Ворон повел плечом и не стал переубеждать. В конце концов, чем дольше ЦАЯ не будет в курсе истинных возможностей и способностей Дениса – в том числе и его черт характера, – тем лучше. Не всем становиться наполеонами с рождения. Кому-то необходимо для начала подрасти. Пройдет время, мальчишка окончательно встанет на крыло и не позволит помыкать собой никому.
– Пусть так. Хотя я, признаться, не могу представить себе организацию, состоящую сплошь из бойцов с ярко выраженными лидерскими качествами, – признался он.
– Брось. Любая летная эскадрилья во время войны – универсальный образец индивидуалистов, делающих одно дело.
– А у нас война? – поинтересовался Ворон. – Не знал.
Нечаев вздохнул, а затем произнес очень ровно, бесцветным тоном:
– Он пытается повторить эксперимент.
Ворон вздрогнул. О своем прошлом он рассказывал только Денису, и тот точно не стал бы трепаться ни в институте, ни где бы то ни было. Тем более не захотел бы сплетничать с Нечаевым, которого недолюбливал.
«Эксперимент с тобой» повисло в воздухе дамокловым мечом.
– Я просматривал архивы. Сестринский предпочитал работать с представителями интеллигенции, – продолжил Нечаев, и Ворон с облегчением перевел дух, хотя тревожная струна внутри продолжила звенеть неявным беспокойством. Тон и интонации Нечаева теперь звучали привычно, однако Ворон все равно хмурился и подозревал неладное.
– Ладно… – сказал он. – Я подумаю об этом завтра утром.
– Прямо в полдень, как проснешься, – рассмеялся Нечаев и повесил трубку.
Ворон вздохнул и снял наушник, утопил на руле пару кнопок, и салон заполнился биением барабанов и смехом электрогитар. «Я бегу, чтобы жить, а вокруг ликует паранойя», – солист с легкостью перекрикивал музыку и откровенно развлекался.

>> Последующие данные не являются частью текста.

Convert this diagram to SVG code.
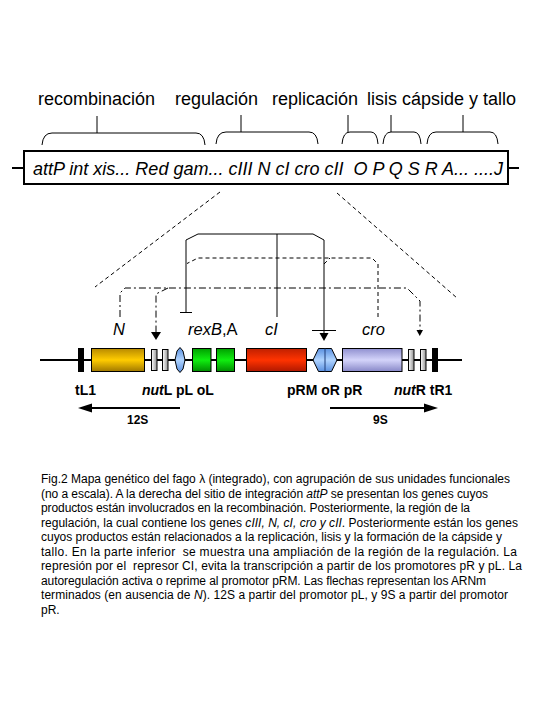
<svg xmlns="http://www.w3.org/2000/svg" width="540" height="720" viewBox="0 0 540 720">
<style>
text{font-family:"Liberation Sans",Arial,sans-serif;fill:#000}
.top{font-size:18px}
.box{font-size:18px;font-style:italic;white-space:pre}
.gl{font-size:16.5px;font-style:italic}
.bl{font-size:14px;font-weight:bold}
.sl{font-size:12px;font-weight:bold}
.cap{font-size:12px;white-space:pre}
.i{font-style:italic}
.n{font-style:normal}
.thin{fill:none;stroke:#000;stroke-width:1}
.dash{stroke-dasharray:4 3}
.dd{stroke-dasharray:7 3 2 3}
.gene{stroke:#000;stroke-width:1}
.blk{fill:#000}
</style>
<defs>
<linearGradient id="gGold" x1="0" y1="0" x2="0" y2="1"><stop offset="0" stop-color="#b88a00"/><stop offset="0.5" stop-color="#ffcc00"/><stop offset="1" stop-color="#a07800"/></linearGradient>
<linearGradient id="gGreen" x1="0" y1="0" x2="0" y2="1"><stop offset="0" stop-color="#00a000"/><stop offset="0.5" stop-color="#10ee10"/><stop offset="1" stop-color="#008c00"/></linearGradient>
<linearGradient id="gRed" x1="0" y1="0" x2="0" y2="1"><stop offset="0" stop-color="#c02000"/><stop offset="0.5" stop-color="#ff3300"/><stop offset="1" stop-color="#b01800"/></linearGradient>
<linearGradient id="gLav" x1="0" y1="0" x2="0" y2="1"><stop offset="0" stop-color="#9090d0"/><stop offset="0.5" stop-color="#d4d4fa"/><stop offset="1" stop-color="#8888c8"/></linearGradient>
<linearGradient id="gGray" x1="0" y1="0" x2="1" y2="0"><stop offset="0" stop-color="#ffffff"/><stop offset="1" stop-color="#909090"/></linearGradient>
<linearGradient id="gBlue" x1="0" y1="0" x2="0" y2="1"><stop offset="0" stop-color="#5a90e0"/><stop offset="0.5" stop-color="#b0d4ff"/><stop offset="1" stop-color="#5a90e0"/></linearGradient>
</defs>
<rect width="540" height="720" fill="#fff"/>

<g id="func-recombinacion">
<text class="top" x="38" y="105">recombinación</text>
<path class="thin" d="M97,116V133M42,145Q43,133 52,133L196,133Q204,133 205,145"/>
</g>
<g id="func-regulacion">
<text class="top" x="175" y="105">regulación</text>
<path class="thin" d="M241,115V132M216,144Q217,132 226,132L309,132Q317,132 318,144"/>
</g>
<g id="func-replicacion">
<text class="top" x="272" y="105">replicación</text>
<path class="thin" d="M348,115V132M342,144Q343,132 350,132L371,132Q377,132 378,144"/>
</g>
<g id="func-lisis">
<text class="top" x="367" y="105">lisis</text>
<path class="thin" d="M391,115V132M383,144Q384,132 391,132L414,132Q420,132 421,144"/>
</g>
<g id="func-capside">
<text class="top" x="402" y="105">cápside y tallo</text>
<path class="thin" d="M463,115V132M427,144Q428,132 436,132L490,132Q497,132 498,144"/>
</g>

<g id="genome-map">
<path d="M12,168H23M509,168H519" stroke="#000" stroke-width="2"/>
<rect x="24" y="151" width="484" height="33" fill="#fff" stroke="#000" stroke-width="2"/>
<text class="box" x="33" y="175">attP int xis... Red gam... cIII N cI cro cII  O P Q S R A... ....J</text>
</g>

<g id="regulation-map">
<path d="M40,360H462" stroke="#000" stroke-width="2"/>
<g id="tL1"><rect class="blk" x="78" y="348" width="6" height="24"/></g>
<g id="gene-N"><rect class="gene" x="91.5" y="348.5" width="53" height="23" fill="url(#gGold)"/></g>
<g id="nutL"><rect class="gene" x="151.5" y="349.5" width="5.5" height="21" fill="url(#gGray)"/><rect class="gene" x="162.5" y="349.5" width="5.5" height="21" fill="url(#gGray)"/></g>
<g id="pL"><path class="gene" d="M175,360L177,351L180,347.5L183,351L185,360L183,369L180,372.5L177,369Z" fill="url(#gBlue)" stroke="#3a6ab0"/></g>
<g id="gene-rexB"><rect class="gene" x="192.5" y="348.5" width="18.5" height="23" fill="url(#gGreen)"/></g>
<g id="gene-rexA"><rect class="gene" x="216.5" y="348.5" width="18" height="23" fill="url(#gGreen)"/></g>
<g id="gene-cI"><rect class="gene" x="246.5" y="348.5" width="60" height="23" fill="url(#gRed)"/></g>
<g id="oR"><path class="gene" d="M313,360L318.5,348.5L331.5,348.5L337,360L331.5,371.5L318.5,371.5Z" fill="url(#gBlue)" stroke="#1e3c78"/><path d="M325,348.5V371.5" stroke="#1e3c78" stroke-width="1"/></g>
<g id="gene-cro"><rect class="gene" x="342.5" y="348.5" width="59.5" height="23" fill="url(#gLav)"/></g>
<g id="nutR"><rect class="gene" x="408.5" y="349.5" width="5.5" height="21" fill="url(#gGray)"/><rect class="gene" x="420.5" y="349.5" width="5.5" height="21" fill="url(#gGray)"/></g>
<g id="tR1"><rect class="blk" x="432" y="348" width="6" height="24"/></g>
</g>

<g id="gene-labels">
<text class="gl" x="113" y="335">N</text>
<text class="gl" x="188" y="335">rexB<tspan class="n">,A</tspan></text>
<text class="gl" x="265" y="335">cI</text>
<text class="gl" x="362" y="335">cro</text>
<text class="bl" x="75" y="395">tL1</text>
<text class="bl" x="142" y="395"><tspan class="i">nut</tspan>L pL oL</text>
<text class="bl" x="287" y="395">pRM oR pR</text>
<text class="bl" x="394" y="395"><tspan class="i">nut</tspan>R tR1</text>
</g>

<g id="transcript-12S">
<path d="M91,408H180" stroke="#000" stroke-width="2"/>
<polygon points="78,408 92,403.5 92,412.5" fill="#000"/>
<text class="sl" x="127" y="424">12S</text>
</g>
<g id="transcript-9S">
<path d="M330,408H425" stroke="#000" stroke-width="2"/>
<polygon points="438,408 424,403.5 424,412.5" fill="#000"/>
<text class="sl" x="373" y="424">9S</text>
</g>

<g id="connectors">
<path class="thin dash" d="M220,192L95,287M337,193L457,298"/>
<path class="thin" d="M186,312V240L198,234H313L324,240V333M277,234V317M180,312.5H192M312,330.5H336"/>
<polygon points="319.5,333 328.5,333 324,341" fill="#000"/>
<path class="thin dash" d="M378,317V264L372,258H198L187,263.5M324,264L330,258"/>
<path class="thin dd" d="M120,317V293L125,288H407L420,301V331M168,288L156,294V333"/>
<polygon points="151,332 161,332 156,340" fill="#000"/>
<polygon points="416.5,330 423,330 419.75,336" fill="#000"/>
</g>

<g id="caption">
<text class="cap" x="41" y="483" textLength="469">Fig.2 Mapa genético del fago λ (integrado), con agrupación de sus unidades funcionales</text>
<text class="cap" x="41" y="497.5" textLength="447">(no a escala). A la derecha del sitio de integración <tspan class="i">attP</tspan> se presentan los genes cuyos</text>
<text class="cap" x="41" y="512" textLength="429">productos están involucrados en la recombinación. Posteriormente, la región de la</text>
<text class="cap" x="41" y="526.5" textLength="477">regulación, la cual contiene los genes <tspan class="i">cIII, N, cI, cro y cII</tspan>. Posteriormente están los genes</text>
<text class="cap" x="41" y="541" textLength="461">cuyos productos están relacionados a la replicación, lisis y la formación de la cápside y</text>
<text class="cap" x="41" y="555.5" textLength="476">tallo. En la parte inferior  se muestra una ampliación de la región de la regulación. La</text>
<text class="cap" x="41" y="570" textLength="481">represión por el  represor CI, evita la transcripción a partir de los promotores pR y pL. La</text>
<text class="cap" x="41" y="584.5" textLength="445">autoregulación activa o reprime al promotor pRM. Las flechas representan los ARNm</text>
<text class="cap" x="41" y="599" textLength="467">terminados (en ausencia de <tspan class="i">N</tspan>). 12S a partir del promotor pL, y 9S a partir del promotor</text>
<text class="cap" x="41" y="613.5">pR.</text>
</g>
</svg>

Ворону же было не до веселья: паранойе оказался подвержен не некто посторонний, а он сам.
Глава 10
Шаг, второй, третий. Голова немного кружилась, а перед глазами плясали разноцветные круги: розовые, сиреневые, желтые, голубые… Денис не удержался, протянул руку и дотронулся до яркого, цвета закатного солнца. Тот переменил форму, из круга став овалом, а затем медленно перетек в квадрат, треугольник и, наконец, в октаэдр – красный с белой полоской посередине. В довершение – видимо, чтобы и до альтернативно одаренных дошло, – прямо перед глазами замигала табличка «Стоп» и «Посторонним вход».